**What to do**
Quote the entries word for word. Omit the pictures.

A block of data:
=-=-=
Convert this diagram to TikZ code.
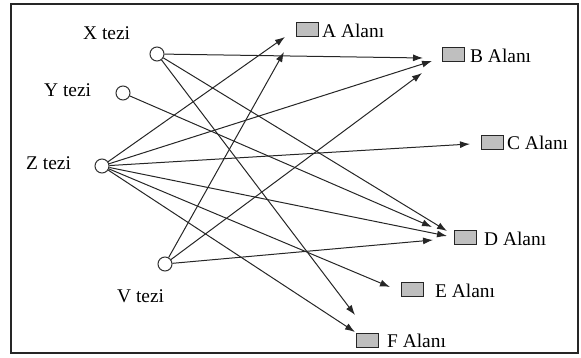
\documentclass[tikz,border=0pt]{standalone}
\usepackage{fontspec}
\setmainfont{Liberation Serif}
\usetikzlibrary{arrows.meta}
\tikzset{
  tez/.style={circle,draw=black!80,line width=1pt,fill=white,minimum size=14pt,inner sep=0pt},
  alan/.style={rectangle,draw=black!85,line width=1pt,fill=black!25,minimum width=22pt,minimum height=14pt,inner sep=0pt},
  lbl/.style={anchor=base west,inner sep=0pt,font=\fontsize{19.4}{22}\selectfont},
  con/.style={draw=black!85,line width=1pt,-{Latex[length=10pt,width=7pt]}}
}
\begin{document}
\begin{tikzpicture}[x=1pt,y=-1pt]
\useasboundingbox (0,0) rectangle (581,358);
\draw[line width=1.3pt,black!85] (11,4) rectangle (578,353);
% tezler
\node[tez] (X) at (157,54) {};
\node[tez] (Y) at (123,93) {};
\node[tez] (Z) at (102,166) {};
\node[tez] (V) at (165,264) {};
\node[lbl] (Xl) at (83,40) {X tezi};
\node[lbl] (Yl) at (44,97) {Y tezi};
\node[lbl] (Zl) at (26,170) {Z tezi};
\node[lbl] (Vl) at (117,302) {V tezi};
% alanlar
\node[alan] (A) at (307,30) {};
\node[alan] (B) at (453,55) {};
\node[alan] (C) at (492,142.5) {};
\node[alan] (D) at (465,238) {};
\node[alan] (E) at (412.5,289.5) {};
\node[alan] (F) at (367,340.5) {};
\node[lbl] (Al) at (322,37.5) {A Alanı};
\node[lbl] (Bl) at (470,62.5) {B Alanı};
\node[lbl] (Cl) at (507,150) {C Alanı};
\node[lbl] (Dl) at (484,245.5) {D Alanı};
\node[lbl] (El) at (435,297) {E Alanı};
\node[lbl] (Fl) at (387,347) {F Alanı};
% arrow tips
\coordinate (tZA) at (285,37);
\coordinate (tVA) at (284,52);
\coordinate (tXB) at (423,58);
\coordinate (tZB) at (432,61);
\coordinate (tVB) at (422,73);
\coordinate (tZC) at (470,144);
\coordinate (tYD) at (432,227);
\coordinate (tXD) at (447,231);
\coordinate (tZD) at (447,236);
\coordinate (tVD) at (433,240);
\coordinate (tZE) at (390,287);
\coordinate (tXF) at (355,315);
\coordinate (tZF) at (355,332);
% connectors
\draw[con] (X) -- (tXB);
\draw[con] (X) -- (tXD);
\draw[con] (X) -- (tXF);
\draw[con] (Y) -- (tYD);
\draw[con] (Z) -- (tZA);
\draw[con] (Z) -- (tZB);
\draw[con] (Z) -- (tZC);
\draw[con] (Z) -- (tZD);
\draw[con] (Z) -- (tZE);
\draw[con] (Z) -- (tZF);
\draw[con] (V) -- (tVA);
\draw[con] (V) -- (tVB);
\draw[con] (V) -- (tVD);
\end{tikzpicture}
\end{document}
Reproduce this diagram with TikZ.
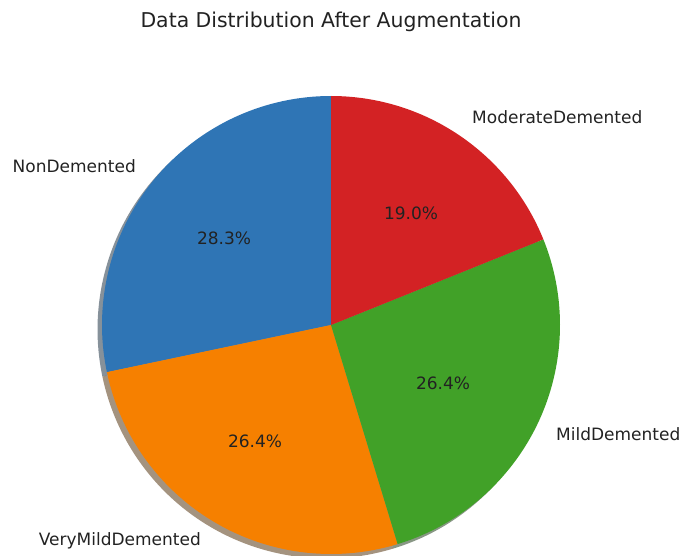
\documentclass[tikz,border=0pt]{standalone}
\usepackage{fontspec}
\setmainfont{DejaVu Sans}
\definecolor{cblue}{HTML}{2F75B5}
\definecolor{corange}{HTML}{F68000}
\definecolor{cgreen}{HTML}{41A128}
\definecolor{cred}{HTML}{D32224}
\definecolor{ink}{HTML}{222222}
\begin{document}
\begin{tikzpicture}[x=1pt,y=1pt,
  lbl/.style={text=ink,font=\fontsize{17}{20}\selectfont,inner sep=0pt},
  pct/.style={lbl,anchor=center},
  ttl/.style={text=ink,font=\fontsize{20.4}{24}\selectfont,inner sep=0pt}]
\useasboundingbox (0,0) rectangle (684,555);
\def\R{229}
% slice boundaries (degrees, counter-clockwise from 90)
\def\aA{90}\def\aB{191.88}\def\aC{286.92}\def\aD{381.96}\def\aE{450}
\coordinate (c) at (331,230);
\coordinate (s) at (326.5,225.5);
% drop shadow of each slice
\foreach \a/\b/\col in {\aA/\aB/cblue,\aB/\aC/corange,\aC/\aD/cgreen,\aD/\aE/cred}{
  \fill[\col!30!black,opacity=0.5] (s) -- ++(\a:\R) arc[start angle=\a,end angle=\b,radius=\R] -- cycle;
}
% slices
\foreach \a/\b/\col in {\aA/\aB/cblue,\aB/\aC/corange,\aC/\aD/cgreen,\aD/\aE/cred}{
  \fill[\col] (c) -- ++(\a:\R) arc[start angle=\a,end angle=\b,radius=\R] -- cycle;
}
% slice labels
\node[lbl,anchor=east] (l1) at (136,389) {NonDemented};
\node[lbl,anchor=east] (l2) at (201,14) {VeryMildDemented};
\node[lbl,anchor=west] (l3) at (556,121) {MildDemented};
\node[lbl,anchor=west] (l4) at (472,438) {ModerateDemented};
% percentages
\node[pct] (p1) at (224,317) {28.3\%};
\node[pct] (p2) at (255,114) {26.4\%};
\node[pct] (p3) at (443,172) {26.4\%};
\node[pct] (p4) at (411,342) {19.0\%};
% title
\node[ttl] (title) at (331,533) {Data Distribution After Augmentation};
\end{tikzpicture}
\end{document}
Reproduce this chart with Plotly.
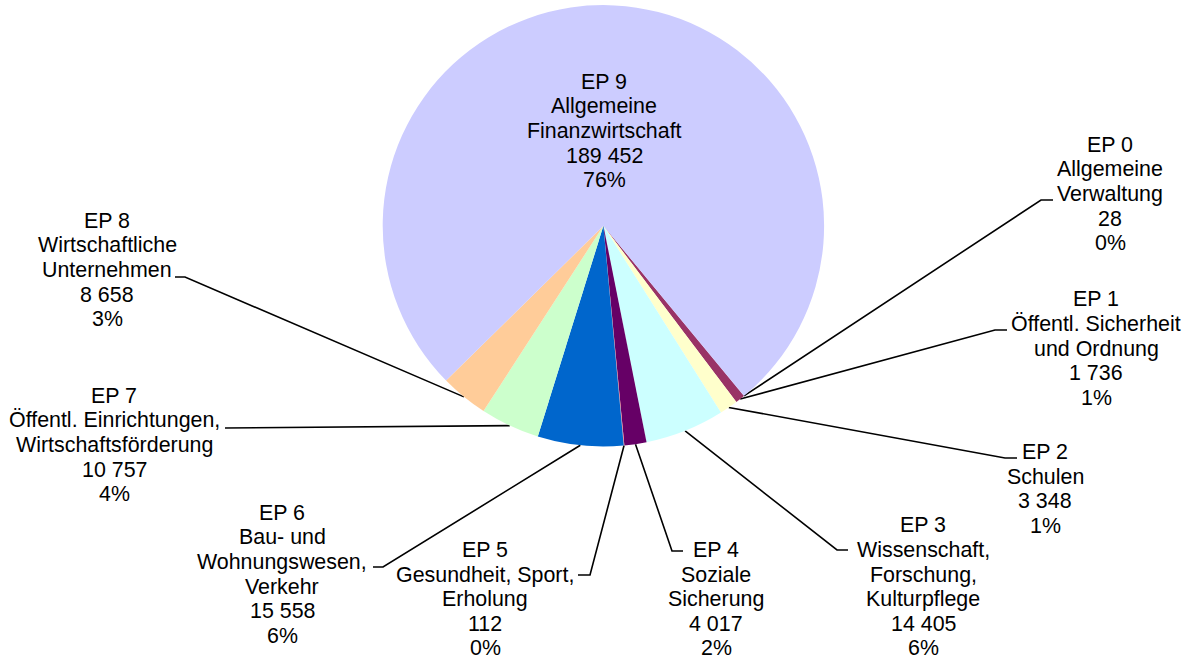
=-=-=
**Right answer**
Convert this diagram to TikZ code.
\documentclass[tikz,border=0pt]{standalone}
\usepackage{fontspec}
\setmainfont{Liberation Serif}
\usetikzlibrary{arrows.meta}
\tikzset{
  tez/.style={circle,draw=black!80,line width=1pt,fill=white,minimum size=14pt,inner sep=0pt},
  alan/.style={rectangle,draw=black!85,line width=1pt,fill=black!25,minimum width=22pt,minimum height=14pt,inner sep=0pt},
  lbl/.style={anchor=base west,inner sep=0pt,font=\fontsize{19.4}{22}\selectfont},
  con/.style={draw=black!85,line width=1pt,-{Latex[length=10pt,width=7pt]}}
}
\begin{document}
\begin{tikzpicture}[x=1pt,y=-1pt]
\useasboundingbox (0,0) rectangle (581,358);
\draw[line width=1.3pt,black!85] (11,4) rectangle (578,353);
% tezler
\node[tez] (X) at (157,54) {};
\node[tez] (Y) at (123,93) {};
\node[tez] (Z) at (102,166) {};
\node[tez] (V) at (165,264) {};
\node[lbl] (Xl) at (83,40) {X tezi};
\node[lbl] (Yl) at (44,97) {Y tezi};
\node[lbl] (Zl) at (26,170) {Z tezi};
\node[lbl] (Vl) at (117,302) {V tezi};
% alanlar
\node[alan] (A) at (307,30) {};
\node[alan] (B) at (453,55) {};
\node[alan] (C) at (492,142.5) {};
\node[alan] (D) at (465,238) {};
\node[alan] (E) at (412.5,289.5) {};
\node[alan] (F) at (367,340.5) {};
\node[lbl] (Al) at (322,37.5) {A Alanı};
\node[lbl] (Bl) at (470,62.5) {B Alanı};
\node[lbl] (Cl) at (507,150) {C Alanı};
\node[lbl] (Dl) at (484,245.5) {D Alanı};
\node[lbl] (El) at (435,297) {E Alanı};
\node[lbl] (Fl) at (387,347) {F Alanı};
% arrow tips
\coordinate (tZA) at (285,37);
\coordinate (tVA) at (284,52);
\coordinate (tXB) at (423,58);
\coordinate (tZB) at (432,61);
\coordinate (tVB) at (422,73);
\coordinate (tZC) at (470,144);
\coordinate (tYD) at (432,227);
\coordinate (tXD) at (447,231);
\coordinate (tZD) at (447,236);
\coordinate (tVD) at (433,240);
\coordinate (tZE) at (390,287);
\coordinate (tXF) at (355,315);
\coordinate (tZF) at (355,332);
% connectors
\draw[con] (X) -- (tXB);
\draw[con] (X) -- (tXD);
\draw[con] (X) -- (tXF);
\draw[con] (Y) -- (tYD);
\draw[con] (Z) -- (tZA);
\draw[con] (Z) -- (tZB);
\draw[con] (Z) -- (tZC);
\draw[con] (Z) -- (tZD);
\draw[con] (Z) -- (tZE);
\draw[con] (Z) -- (tZF);
\draw[con] (V) -- (tVA);
\draw[con] (V) -- (tVB);
\draw[con] (V) -- (tVD);
\end{tikzpicture}
\end{document}
Reproduce this diagram with TikZ.
\documentclass[tikz,border=0pt]{standalone}
\usepackage{fontspec}
\setmainfont{DejaVu Sans}
\definecolor{cblue}{HTML}{2F75B5}
\definecolor{corange}{HTML}{F68000}
\definecolor{cgreen}{HTML}{41A128}
\definecolor{cred}{HTML}{D32224}
\definecolor{ink}{HTML}{222222}
\begin{document}
\begin{tikzpicture}[x=1pt,y=1pt,
  lbl/.style={text=ink,font=\fontsize{17}{20}\selectfont,inner sep=0pt},
  pct/.style={lbl,anchor=center},
  ttl/.style={text=ink,font=\fontsize{20.4}{24}\selectfont,inner sep=0pt}]
\useasboundingbox (0,0) rectangle (684,555);
\def\R{229}
% slice boundaries (degrees, counter-clockwise from 90)
\def\aA{90}\def\aB{191.88}\def\aC{286.92}\def\aD{381.96}\def\aE{450}
\coordinate (c) at (331,230);
\coordinate (s) at (326.5,225.5);
% drop shadow of each slice
\foreach \a/\b/\col in {\aA/\aB/cblue,\aB/\aC/corange,\aC/\aD/cgreen,\aD/\aE/cred}{
  \fill[\col!30!black,opacity=0.5] (s) -- ++(\a:\R) arc[start angle=\a,end angle=\b,radius=\R] -- cycle;
}
% slices
\foreach \a/\b/\col in {\aA/\aB/cblue,\aB/\aC/corange,\aC/\aD/cgreen,\aD/\aE/cred}{
  \fill[\col] (c) -- ++(\a:\R) arc[start angle=\a,end angle=\b,radius=\R] -- cycle;
}
% slice labels
\node[lbl,anchor=east] (l1) at (136,389) {NonDemented};
\node[lbl,anchor=east] (l2) at (201,14) {VeryMildDemented};
\node[lbl,anchor=west] (l3) at (556,121) {MildDemented};
\node[lbl,anchor=west] (l4) at (472,438) {ModerateDemented};
% percentages
\node[pct] (p1) at (224,317) {28.3\%};
\node[pct] (p2) at (255,114) {26.4\%};
\node[pct] (p3) at (443,172) {26.4\%};
\node[pct] (p4) at (411,342) {19.0\%};
% title
\node[ttl] (title) at (331,533) {Data Distribution After Augmentation};
\end{tikzpicture}
\end{document}
Reproduce this chart with Plotly.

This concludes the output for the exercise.